I just don’t love the term “finding yourself”. I understand what people mean when they say it, but I dislike what it implies, what it seems to stand for. I’m found already! Was never lost! I’ve always been over here in the corner just doing my thing.
“Finding yourself” is just so vague. It’s so unspecific. It seems inaccessible. It sounds like it’s made for other people. People who have time and money and freedom. Not people who have responsibilities and priorities and health issues and full time jobs. It sounds like a giant puzzle, the size of the universe, and you now have this job of searching high and low to find that one tiny little piece that will magically unlock WHO YOU ARE. It makes it sound like everything is out of your control. Like only people with money can go off and find themselves. Only people who travel can truly find themselves. Surely, only people who can afford to go back to school and get a do-over, can find themselves. If school’s not your path, then surely, it’s only once you meet someone who sweeps you off your feet and you fall madly in love, then you will find your true self. Well, I can’t give anyone any specific answers about what it means to “find yourself” but I can tell you, I’ve done all of the above, and the only person I found along the way was me. The same me that I’ve always been, it was just me in a fun, new situation (that, okay, usually included eating in nice restaurants and kissing cute boys, but that was my path. #RealTalk)
The thing about finding yourself, is that it’s also just called life.

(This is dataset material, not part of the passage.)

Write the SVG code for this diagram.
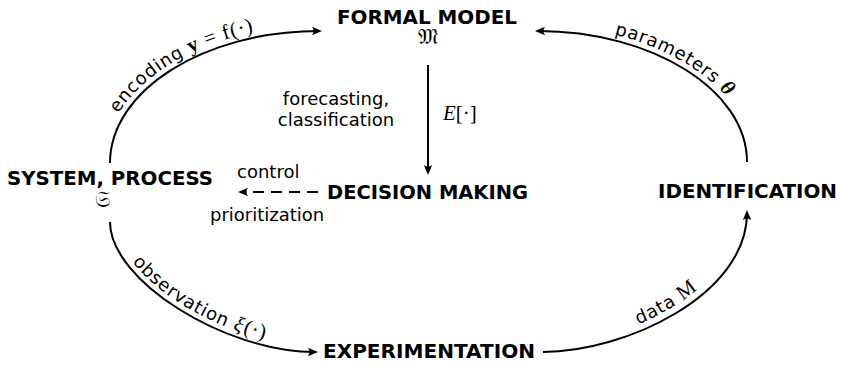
<svg xmlns="http://www.w3.org/2000/svg" xmlns:xlink="http://www.w3.org/1999/xlink" width="841" height="366" viewBox="0 0 841 366">
<style>
.h{font-family:"DejaVu Sans","Liberation Sans",sans-serif;font-weight:bold;font-size:19px;fill:#000}
.l{font-family:"DejaVu Sans","Liberation Sans",sans-serif;font-size:18px;fill:#000}
.cl{font-family:"DejaVu Sans","Liberation Sans",sans-serif;font-size:18px;letter-spacing:0.8px;fill:#000}
.m{font-family:"Liberation Serif","DejaVu Serif",serif;font-size:21px;fill:#000}
.fk{font-family:"DejaVu Serif","DejaVu Sans","Noto Sans",serif;font-size:22px;fill:#000}
.c{fill:none;stroke:#000;stroke-width:2}
</style>
<defs>
<marker id="ah" viewBox="-9 -5 13 10" refX="0" refY="0" markerWidth="13" markerHeight="10" markerUnits="userSpaceOnUse" orient="auto">
<path d="M3,0 L-7,-4.2 Q-4,0 -7,4.2 Z" fill="#000"/>
</marker>
<path id="tpTL" d="M104,163 C104,87 202,25 322,25"/>
<path id="tpTR" d="M535,25 C655,25 753,87 753,162"/>
<path id="tpBL" d="M116,222 C116,277 225,346 318,346"/>
<path id="tpBR" d="M543,345 C620,345 740,292 740,210"/>
</defs>
<rect width="841" height="366" fill="#fff"/>
<g id="connectors">
<path class="c" d="M110,163 C110,90 205,31 319,31" marker-end="url(#ah)"/>
<path class="c" d="M747,162 C747,90 652,31 538,31" marker-end="url(#ah)"/>
<path class="c" d="M110,222 C110,280 224,352 315,352" marker-end="url(#ah)"/>
<path class="c" d="M543,352 C625,352 747,295 747,213" marker-end="url(#ah)"/>
<line class="c" x1="428" y1="65" x2="428" y2="172" marker-end="url(#ah)"/>
<line class="c" x1="318" y1="192" x2="241" y2="192" stroke-dasharray="11 7" marker-end="url(#ah)"/>
<text class="cl"><textPath xlink:href="#tpTL" startOffset="52">encoding <tspan class="m" font-weight="bold">y</tspan><tspan class="m"> = </tspan><tspan class="m">f(·)</tspan></textPath></text>
<text class="cl"><textPath xlink:href="#tpTR" startOffset="80">parameters  <tspan class="m" font-weight="bold" font-style="italic">θ</tspan></textPath></text>
<text class="cl"><textPath xlink:href="#tpBL" startOffset="44">observation <tspan class="m" font-style="italic">ξ</tspan><tspan class="m" dx="1">(·)</tspan></textPath></text>
<text class="cl"><textPath xlink:href="#tpBR" startOffset="98">data <tspan class="m">M</tspan></textPath></text>
<text class="l" x="336" y="105" text-anchor="middle">forecasting,</text>
<text class="l" x="336" y="126" text-anchor="middle">classification</text>
<text class="m" x="443" y="120"><tspan font-style="italic">E</tspan>[·]</text>
<text class="l" x="237" y="178">control</text>
<text class="l" x="210" y="221">prioritization</text>
</g>
<g id="formal-model">
<text class="h" x="337" y="24" textLength="180" lengthAdjust="spacingAndGlyphs">FORMAL MODEL</text>
<text class="fk" x="428" y="44" text-anchor="middle">𝔐</text>
</g>
<g id="system-process">
<text class="h" x="7" y="185" textLength="206" lengthAdjust="spacingAndGlyphs">SYSTEM, PROCESS</text>
<text class="fk" x="102" y="207" text-anchor="middle">𝔖</text>
</g>
<g id="decision-making">
<text class="h" x="327" y="199" textLength="201" lengthAdjust="spacingAndGlyphs">DECISION MAKING</text>
</g>
<g id="identification">
<text class="h" x="658" y="198" textLength="179" lengthAdjust="spacingAndGlyphs">IDENTIFICATION</text>
</g>
<g id="experimentation">
<text class="h" x="323" y="358" textLength="212" lengthAdjust="spacingAndGlyphs">EXPERIMENTATION</text>
</g>
</svg>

It’s just the journey of doing things and meeting people and being open and learning stuff. You don’t need money to find yourself. You don’t need to fall in love or even end that shitty relationship that you are hanging onto. You don’t need to go back to school to get more ed-u-macated. You don’t have to travel to find yourself. And for the people who just skimmed over that line in disbelief, can I just say again, you don’t have to travel to find yourself. I’ve found that you find out who you are best, when you are just doing the things you really, REALLY want to do. I don’t mean the easy stuff, the things you are good at, the things that come naturally to you. I mean, like, the way deep down stuff. The dream that your entire heart is wrapped around. The scary thing. The thing that’s at the base of you. The thing that you know is so, so true, but is also the thing that you would never share when someone asks you who you are. The thing that you know would be super worth it if it just wasn’t so effing terrifying. THAT. THAT is that tiny, little puzzle piece that unlocks magic and packs away the bullshit. Just do stuff, yeah? Say yes to things that are new and scary. Say no to things that maybe don’t serve you anymore. Just do whatever you are able to do to bring that secret, juicy realer version of you out into the world for the rest of us to meet. “Finding yourself” is a lot like when Beyonce became Sasha Fierce. She didn’t find someone new. She was Sasha all along.
So, while it is a goal of mine to eventually be able to clearly state what it is that I write about when people ask – what my blog is about, what my magazine articles are about – in the mean time, if anyone asks, I’m just going to be over here in my little corner, taking up space, writing my thoughts out so my heart doesn’t explode.